È tutto scritto in un libro in cui ha raccontato la sua vita (Silicio, Mondadori editore), ma sentirglielo raccontare crea un atmosfera quasi mistica. Siamo in fondo in un vecchio monastero diventato scuola, e gli studenti di oggi non credono più a una realtà definita da spazi limitati. «L'assoluto silenzio dei ragazzi è la prova che il suo concetto che il percorso testa-pancia-cuore sia quello giusto, che la coscienza fa la differenza» dice soddisfatta la dirigente Silvana Fossati, mentre Faggin risponde a domande di chi, forse, la soluzione un giorno potrebbe trovarla: «La nostra vita è una scuola, noi siamo qui per imparare. Se uno volesse imparare come atterrare sulla Luna dovrebbe utilizzare un simulatore. L'unico modo di farlo per noi è creare una realtà come questa, nella quale non sappiamo chi siamo. Dobbiamo venire qui, fare un po' di casino, e tornare da dove siamo venuti.

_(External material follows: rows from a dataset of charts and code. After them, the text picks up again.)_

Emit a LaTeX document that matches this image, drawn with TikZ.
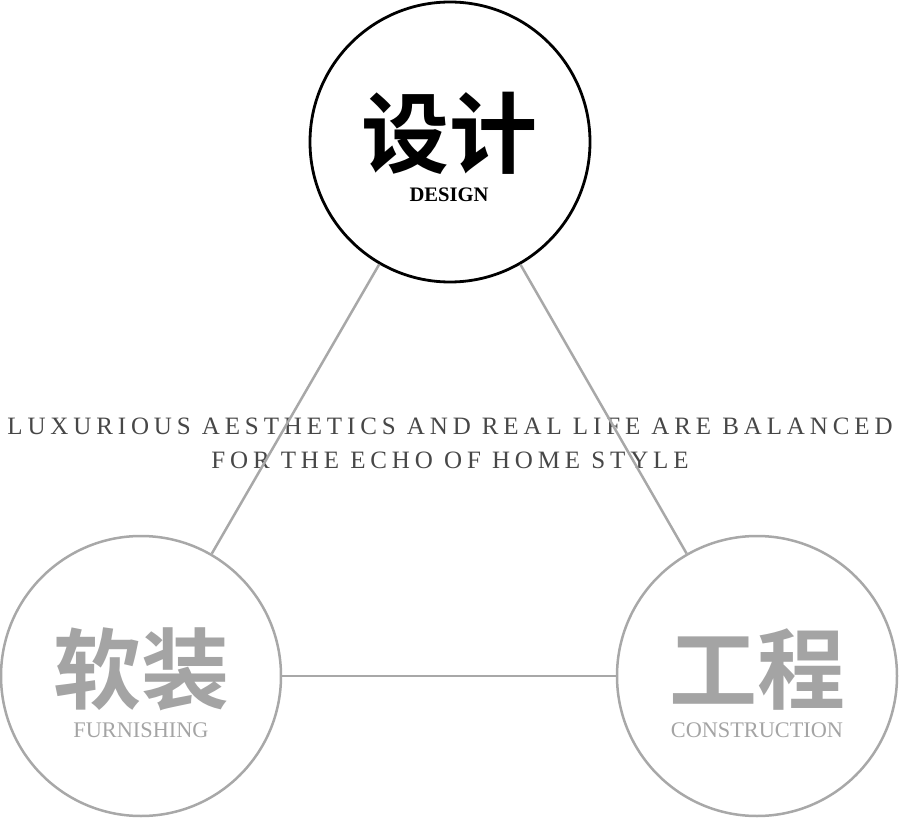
\documentclass[tikz,border=0pt]{standalone}
\usepackage{fontspec}
\setmainfont{Liberation Serif}
\newfontfamily\cjkbold{Noto Sans CJK SC Bold}
\newfontfamily\spaced[LetterSpace=19.5]{Liberation Serif}
\definecolor{ringgray}{HTML}{A8A8A8}
\definecolor{labgray}{HTML}{A4A4A4}
\definecolor{textgray}{HTML}{474747}
\begin{document}
\begin{tikzpicture}[x=1pt,y=-1pt,
  ring/.style={circle,draw=ringgray,line width=2.5pt,minimum size=280pt,inner sep=0pt},
  mainring/.style={ring,draw=black,line width=2.8pt},
  link/.style={draw=ringgray,line width=2.5pt},
  cjklab/.style={inner sep=0pt,anchor=base,font=\cjkbold\fontsize{88}{90}\selectfont},
  enlab/.style={inner sep=0pt,anchor=base,font=\fontsize{22.3}{24}\selectfont},
  slogan/.style={inner sep=0pt,anchor=base,text=textgray,font=\spaced\fontsize{25}{27}\selectfont}]
\useasboundingbox (0,0) rectangle (900,818);
\node[mainring] (top) at (450,142) {};
\node[ring] (fur) at (141,676) {};
\node[ring] (con) at (757,676) {};
\node[slogan] (s1) at (450,434) {LUXURIOUS AESTHETICS AND REAL LIFE ARE BALANCED};
\node[slogan] (s2) at (450,468) {FOR THE ECHO OF HOME STYLE};
\draw[link] (top) -- (fur);
\draw[link] (top) -- (con);
\draw[link] (fur) -- (con);
\node[cjklab,text=black] (t1) at (449,167) {设计};
\node[enlab,font=\bfseries\fontsize{20.6}{22}\selectfont] (t2) at (449,202) {DESIGN};
\node[cjklab,text=labgray] (f1) at (141,702) {软装};
\node[enlab,text=labgray] (f2) at (141,737) {FURNISHING};
\node[cjklab,text=labgray] (c1) at (757,702) {工程};
\node[enlab,text=labgray] (c2) at (757,737) {CONSTRUCTION};
\end{tikzpicture}
\end{document}
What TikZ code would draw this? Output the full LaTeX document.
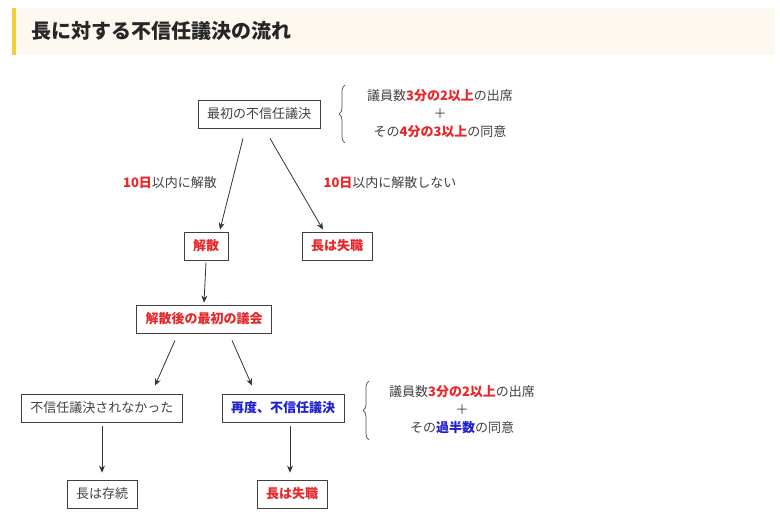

Con la conoscenza». Sarà la fine di tutto, perché il Tutto - in fondo - non è poi un concetto così difficile: «Avete presente il Conosci te stesso di Socrate? Ecco: quell'energia di cui parlo è amore, quello che succede nella nostra realtà anche ai giorni nostri non è altro che un modo di mettere alla prova la coscienza verso quell'energia. L'infinito non esiste, va oltre.

Noi stiamo conoscendo noi stessi perché il Tutto vuole conoscere se stesso. A noi resta solo da spiegare come».

Per questo una macchina non ci riuscirà, dice lui. E qualunque cosa si pensi dopo aver letto questo articolo, è in fondo una buona notizia.